那人手指很修长,也很白,手里推着一个输液架,身上套着一件干净整洁的白大褂,居高临下的看着袁思思,瞪了她一眼,然后直接抬手,接过了陈水墨手里的输液瓶,将它吊在了支架上。
☆、一万三
医院每天都上演鸡飞狗跳的戏码,新生的欢喜,离世的悲伤,像这种情场小打小闹,完全入不了宋信和的眼。他看了一眼手还僵在半空的男主角,再看看跟前站着的陈水墨,别说,一个一脸憋屈,一个一脸委屈,还挺配的。

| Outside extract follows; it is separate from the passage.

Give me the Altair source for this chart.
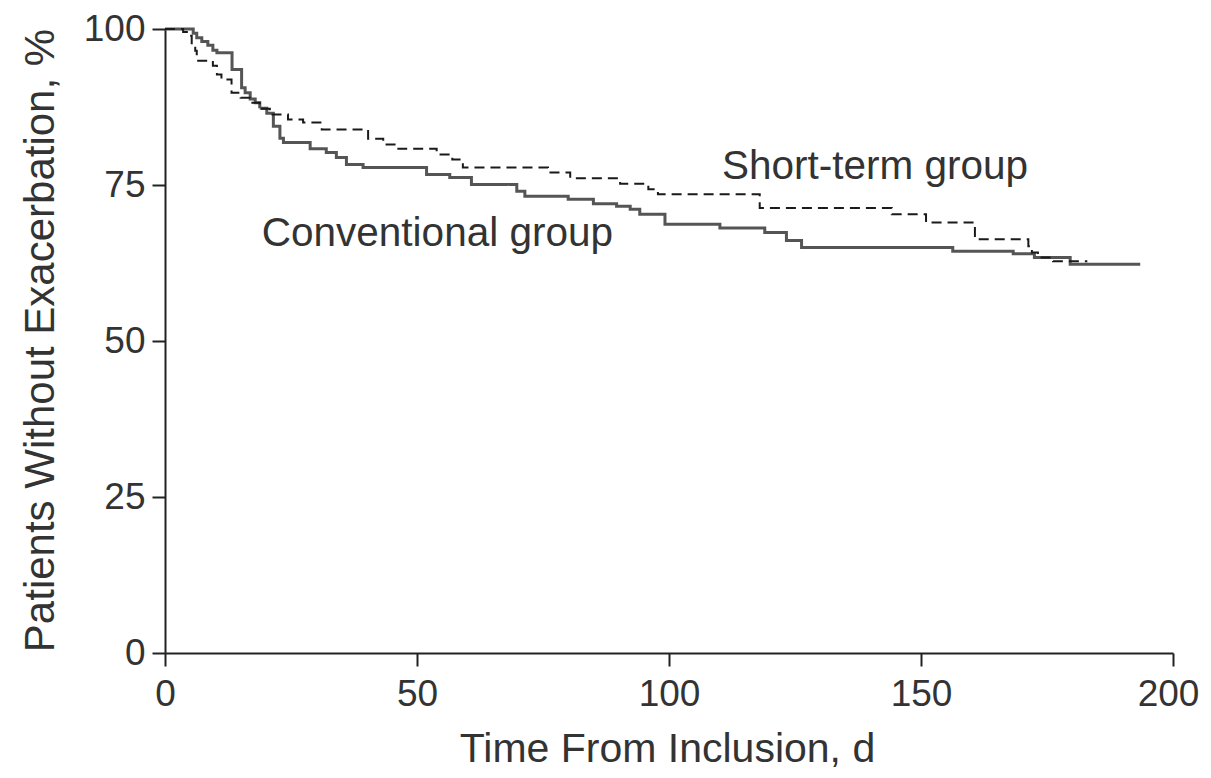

“怎么了这是?”孙瑜从楼道另一侧走了出来,看着这惊奇的一幕,手扶着腰,微微挺了挺肚子。郑文叙收回手,从人群里走了过去,搀着孙瑜的手臂问道:“医生还跟你说了什么?”
“没别的,就说我从小体质弱,必须好好安胎,你别担心。”孙瑜笑笑,看向一侧的陈水墨,惊讶的说道:“墨墨?你?怎么又来医院了?”
说着,还特意的把手贴在肚皮上,有点防备的护着肚子的意思。陈水墨冷笑,这是告诉别人,她跟踪他们来医院看她滑胎呢?
袁思思凑上去,避开这个很面熟但真的想不起来在哪里见过的医生,依然对着陈水墨恶狠狠的剜了一眼,附和道:“对啊,瑜姐,你身体一直不好,不像某些人是心眼一直不好。”
“你说谁呢你!”陈水墨已经被这群人搅的一团乱了,脑袋有些糊,她抱着来医院咨询问问看能不能不割阑尾顺便输液赖在医院躲避他们的结婚典礼,结果却在医院和他们碰上。还被恶意揣测,她真的很郁闷!
“谁心肠不好我说谁。”袁思思颐指气使,可能孙瑜这个体弱孕妇的出现,更助长了她的嚣张气焰。
“思思……”郑文叙开口欲阻止。
“吵什么吵?”一直静默不语的宋信和说话了,他真是听得一个头两个大,合着面前这只铁公鸡上次在急诊大厅不只是简单的偶遇前男友和女朋友,这里面还有很多隐情啊,可他实在没兴趣听他们在这里嚎叫,对着情绪有些起伏的病号铁公鸡说道:“你,跟我去办公室。”
陈水墨没动。
他认真看了看身边的女人,刘海很乱,遮住了一部分杂乱的眉毛,眼睛气鼓鼓的瞪着,嘴巴随时要咬人的样子,一只手静静的捏着输液架。那力道,活活要把架子捏碎,情绪这么激动,感觉下一秒真有可能扑上去咬人。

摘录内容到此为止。